Based on the above analysis we propose a simple method to select images for SSL from a large, generic pool of unlabeled images in a dataset dependent manner. We use a “domain weighted” model to select the top images based on a domain classifier, in our case a binary logistic regression model trained with images from the source domain \(\mathcal{D}_s\) as the positive class and images from the pool \(\mathcal{D}_{p}\) as the negative class based on ResNet-101 image features. The top images are selected according to the ratio \(p(x \in \mathcal{D}_s)/p(x \in \mathcal{D}_{p})\). Note that these importance weights account for the domain shift. Figure 5 shows an overview of the selection process.

We evaluate this approach using a pool of images \(\mathcal{D}_{p}\) consisting of (1) the training images of the “bounding box” subset of Open Images V5 [33] which has 1,743,042 images from 600 classes, and (2) iNaturalist 2018 dataset [60] which has 461,939 images from 8162 species. For each dataset, we use 20% of the labeled images as \(\mathcal{D}_s\). The rest 80% of the data are only used as the “oracle” where the unlabeled data are drawn from the exact same distribution as \(\mathcal{D}_s\). We show some of the selected images for self-supervision \(\mathcal{D}_{ss}\) in Fig. 5.

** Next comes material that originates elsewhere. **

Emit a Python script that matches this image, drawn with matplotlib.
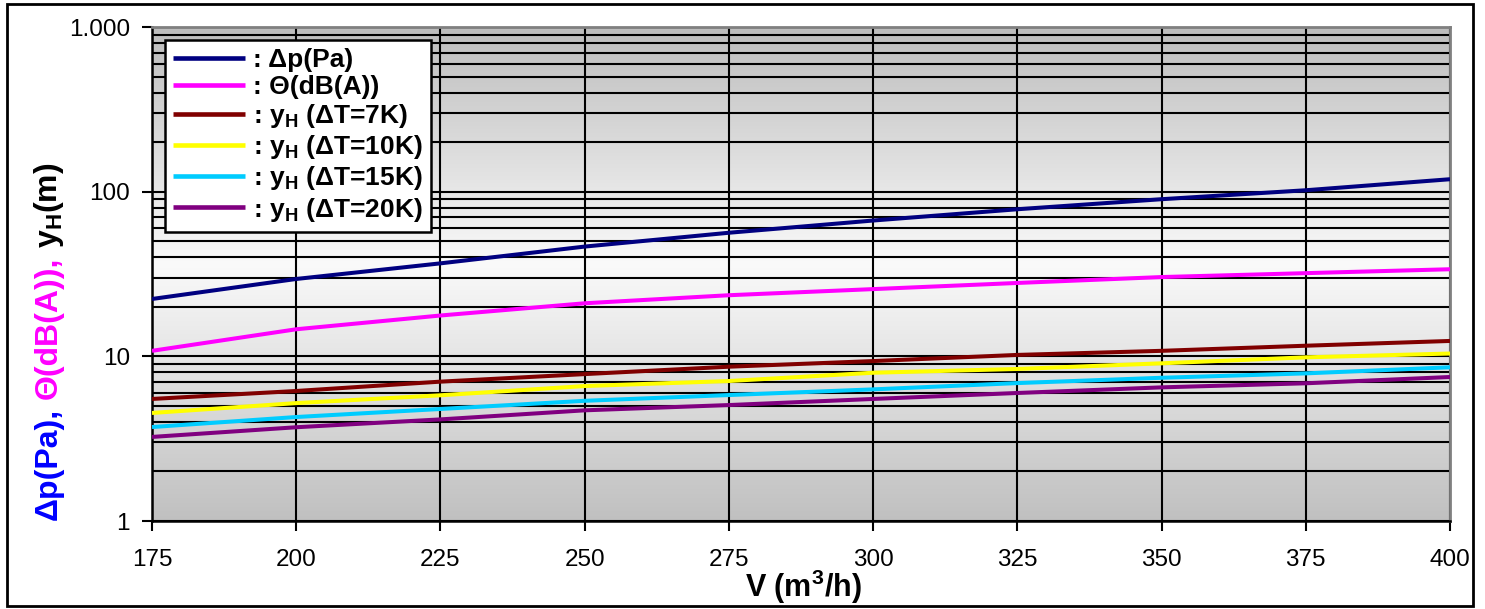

Figure 6 shows the results of ProtoNet trained on 20% labeled examples with jigsaw puzzle as self-supervision. To have a fair comparison, for methods of selecting images from the pool, we select the same number (80% of the original labeled dataset size) of images as \(\mathcal{D}_{ss}\). We report the mean accuracy of five runs. “SSL with 20% dataset” denotes a baseline of only using \(\mathcal{D}_s\) for self-supervision (\(\mathcal{D}_{s}=\mathcal{D}_{ss}\)), which is our reference “lower bound”. SSL pool “(random)” and “(weight)” denote two approaches of selecting images for self-supervision. The former selects images uniformly at random, which is detrimental for cars, dogs, and flowers. The pool selected according to the importance weights provides significant improvements over “no SSL”, “SSL with 20% dataset”, and “random selection” baselines on all five datasets. The oracle is trained with the remaining 80% of the original dataset as \(\mathcal{D}_{ss}\), which is a reference “upper bound”.

5 Conclusion

Self-supervision improves the performance on few-shot learning tasks across a range of different domains. Surprisingly, we found that self-supervision is more beneficial for more challenging problems, especially when the number of images used for self-supervision is small, orders of magnitude smaller than previously reported results. This has a practical benefit that the images within small datasets can be used for self-supervision without relying on a large-scale external dataset. We have also shown that additional unlabeled images can improve performance only if they are from the same or similar domains. Finally, for domains where unlabeled data is limited, we present a novel, simple approach to automatically identify such similar-domain images from a larger pool.

Future work could investigate if using other self-supervised tasks can also improve few-shot learning, in particular constrastive learning approaches [3, 22, 24, 38, 58]. Future work could also investigate how and when self-supervision improves generalization across self-supervised and supervised tasks empirically [1, 66].